> _DIRECTIVE_:
Skip the pictures, please, and write out exactly the lines from the opening of the data through the line containing "const H = 340;".

> _SOURCE DATA_:
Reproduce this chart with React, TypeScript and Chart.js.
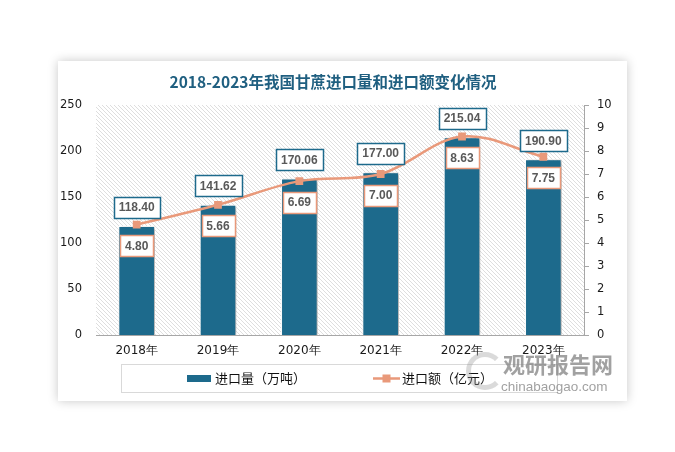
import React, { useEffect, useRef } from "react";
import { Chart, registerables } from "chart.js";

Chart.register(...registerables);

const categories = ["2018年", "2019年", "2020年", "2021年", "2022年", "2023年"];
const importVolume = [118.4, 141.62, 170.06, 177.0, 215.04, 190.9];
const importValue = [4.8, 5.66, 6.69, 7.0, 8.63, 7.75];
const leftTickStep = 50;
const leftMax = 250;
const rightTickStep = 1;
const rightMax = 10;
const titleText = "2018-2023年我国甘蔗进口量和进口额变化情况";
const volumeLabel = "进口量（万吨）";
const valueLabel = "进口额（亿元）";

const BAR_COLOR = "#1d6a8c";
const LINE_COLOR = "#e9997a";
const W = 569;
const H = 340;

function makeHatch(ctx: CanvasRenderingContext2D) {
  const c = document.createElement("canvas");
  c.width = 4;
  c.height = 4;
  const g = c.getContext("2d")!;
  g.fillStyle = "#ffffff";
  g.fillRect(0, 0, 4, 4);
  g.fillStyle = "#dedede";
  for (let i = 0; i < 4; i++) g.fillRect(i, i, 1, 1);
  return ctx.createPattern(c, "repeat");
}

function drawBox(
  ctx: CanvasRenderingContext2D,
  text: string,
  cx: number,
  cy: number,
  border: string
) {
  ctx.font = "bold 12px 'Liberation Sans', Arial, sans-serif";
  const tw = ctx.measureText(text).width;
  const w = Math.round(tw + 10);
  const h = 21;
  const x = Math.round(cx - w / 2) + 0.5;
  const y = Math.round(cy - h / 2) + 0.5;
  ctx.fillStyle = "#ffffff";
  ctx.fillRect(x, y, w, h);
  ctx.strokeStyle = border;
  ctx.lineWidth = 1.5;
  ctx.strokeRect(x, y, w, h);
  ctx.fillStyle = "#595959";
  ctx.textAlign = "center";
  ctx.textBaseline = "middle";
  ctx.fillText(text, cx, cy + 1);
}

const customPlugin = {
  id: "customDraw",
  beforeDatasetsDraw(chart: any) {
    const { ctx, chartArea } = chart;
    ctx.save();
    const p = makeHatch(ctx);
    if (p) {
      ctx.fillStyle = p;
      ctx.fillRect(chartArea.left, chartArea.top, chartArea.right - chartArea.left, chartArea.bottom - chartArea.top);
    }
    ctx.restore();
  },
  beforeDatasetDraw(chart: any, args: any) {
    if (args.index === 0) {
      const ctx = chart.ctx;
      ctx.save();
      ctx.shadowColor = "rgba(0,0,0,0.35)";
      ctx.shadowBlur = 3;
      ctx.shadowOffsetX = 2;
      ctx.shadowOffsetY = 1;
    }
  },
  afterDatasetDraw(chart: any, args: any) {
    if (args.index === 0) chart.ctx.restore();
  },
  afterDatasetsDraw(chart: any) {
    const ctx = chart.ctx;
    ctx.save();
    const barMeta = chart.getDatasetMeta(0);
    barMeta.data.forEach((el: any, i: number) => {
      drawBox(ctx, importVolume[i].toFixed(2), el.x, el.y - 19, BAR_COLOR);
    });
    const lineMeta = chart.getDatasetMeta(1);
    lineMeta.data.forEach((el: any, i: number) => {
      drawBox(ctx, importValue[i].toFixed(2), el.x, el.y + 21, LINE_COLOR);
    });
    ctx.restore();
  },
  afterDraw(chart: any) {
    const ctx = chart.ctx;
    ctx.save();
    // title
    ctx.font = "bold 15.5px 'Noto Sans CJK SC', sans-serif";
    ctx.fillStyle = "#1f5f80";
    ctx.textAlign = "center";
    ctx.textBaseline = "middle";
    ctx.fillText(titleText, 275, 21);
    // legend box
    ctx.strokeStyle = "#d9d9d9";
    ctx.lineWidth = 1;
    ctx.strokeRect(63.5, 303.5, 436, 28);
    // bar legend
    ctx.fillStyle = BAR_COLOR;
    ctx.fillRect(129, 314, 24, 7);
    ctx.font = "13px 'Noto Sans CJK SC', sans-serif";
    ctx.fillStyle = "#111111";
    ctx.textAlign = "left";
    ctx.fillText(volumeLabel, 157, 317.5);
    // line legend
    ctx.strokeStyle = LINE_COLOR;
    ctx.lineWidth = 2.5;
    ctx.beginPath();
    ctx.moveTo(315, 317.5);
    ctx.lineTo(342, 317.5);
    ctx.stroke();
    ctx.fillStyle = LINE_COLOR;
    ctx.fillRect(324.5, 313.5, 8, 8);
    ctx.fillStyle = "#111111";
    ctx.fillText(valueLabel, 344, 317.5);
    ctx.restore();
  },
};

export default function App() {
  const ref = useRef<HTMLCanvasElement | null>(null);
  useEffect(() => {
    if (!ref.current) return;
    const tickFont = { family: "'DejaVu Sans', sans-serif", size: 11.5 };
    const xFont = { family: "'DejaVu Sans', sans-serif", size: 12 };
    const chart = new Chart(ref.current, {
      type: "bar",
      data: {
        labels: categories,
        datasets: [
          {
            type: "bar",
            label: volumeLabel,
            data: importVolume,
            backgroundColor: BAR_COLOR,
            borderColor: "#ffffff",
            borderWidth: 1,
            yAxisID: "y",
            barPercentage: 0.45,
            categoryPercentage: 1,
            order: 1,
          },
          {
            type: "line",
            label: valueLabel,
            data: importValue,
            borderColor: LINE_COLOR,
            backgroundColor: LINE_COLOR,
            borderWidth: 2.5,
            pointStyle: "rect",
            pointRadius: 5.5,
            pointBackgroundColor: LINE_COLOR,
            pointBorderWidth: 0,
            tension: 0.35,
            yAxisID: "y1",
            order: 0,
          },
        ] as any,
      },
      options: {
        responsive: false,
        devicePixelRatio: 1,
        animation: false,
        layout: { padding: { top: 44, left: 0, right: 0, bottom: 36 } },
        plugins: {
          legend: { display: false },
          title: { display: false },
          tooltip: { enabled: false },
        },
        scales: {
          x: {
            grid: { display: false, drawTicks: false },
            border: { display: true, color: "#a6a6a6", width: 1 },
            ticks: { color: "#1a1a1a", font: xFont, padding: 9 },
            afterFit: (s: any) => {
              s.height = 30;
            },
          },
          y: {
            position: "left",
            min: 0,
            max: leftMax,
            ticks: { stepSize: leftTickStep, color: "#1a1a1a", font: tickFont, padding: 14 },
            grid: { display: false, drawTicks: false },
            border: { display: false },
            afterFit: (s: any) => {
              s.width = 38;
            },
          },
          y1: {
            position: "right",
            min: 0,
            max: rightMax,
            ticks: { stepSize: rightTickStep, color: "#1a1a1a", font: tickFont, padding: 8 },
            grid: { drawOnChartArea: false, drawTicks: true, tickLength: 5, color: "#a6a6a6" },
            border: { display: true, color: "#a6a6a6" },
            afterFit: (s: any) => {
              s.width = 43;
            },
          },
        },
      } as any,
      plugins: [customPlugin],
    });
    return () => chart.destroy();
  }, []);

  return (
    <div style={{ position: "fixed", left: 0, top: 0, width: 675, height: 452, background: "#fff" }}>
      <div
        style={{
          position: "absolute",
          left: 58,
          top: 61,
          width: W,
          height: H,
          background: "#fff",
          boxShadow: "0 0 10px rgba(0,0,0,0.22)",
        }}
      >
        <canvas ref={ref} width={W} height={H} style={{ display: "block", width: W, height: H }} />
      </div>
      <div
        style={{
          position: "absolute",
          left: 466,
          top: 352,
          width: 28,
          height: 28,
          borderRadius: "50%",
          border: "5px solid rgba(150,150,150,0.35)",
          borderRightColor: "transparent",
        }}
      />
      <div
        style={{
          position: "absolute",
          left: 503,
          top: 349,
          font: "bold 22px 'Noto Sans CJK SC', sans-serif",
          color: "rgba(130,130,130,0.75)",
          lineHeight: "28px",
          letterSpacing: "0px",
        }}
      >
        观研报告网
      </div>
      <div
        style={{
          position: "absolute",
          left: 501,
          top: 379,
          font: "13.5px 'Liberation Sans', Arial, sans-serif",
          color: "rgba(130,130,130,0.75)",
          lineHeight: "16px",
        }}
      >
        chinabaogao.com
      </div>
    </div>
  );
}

> _RESULT FOR THIS TASK_:
Reproduce this chart with React, TypeScript and Chart.js.
import React, { useEffect, useRef } from "react";
import { Chart, registerables } from "chart.js";

Chart.register(...registerables);

const categories = ["2018年", "2019年", "2020年", "2021年", "2022年", "2023年"];
const importVolume = [118.4, 141.62, 170.06, 177.0, 215.04, 190.9];
const importValue = [4.8, 5.66, 6.69, 7.0, 8.63, 7.75];
const leftTickStep = 50;
const leftMax = 250;
const rightTickStep = 1;
const rightMax = 10;
const titleText = "2018-2023年我国甘蔗进口量和进口额变化情况";
const volumeLabel = "进口量（万吨）";
const valueLabel = "进口额（亿元）";

const BAR_COLOR = "#1d6a8c";
const LINE_COLOR = "#e9997a";
const W = 569;
const H = 340;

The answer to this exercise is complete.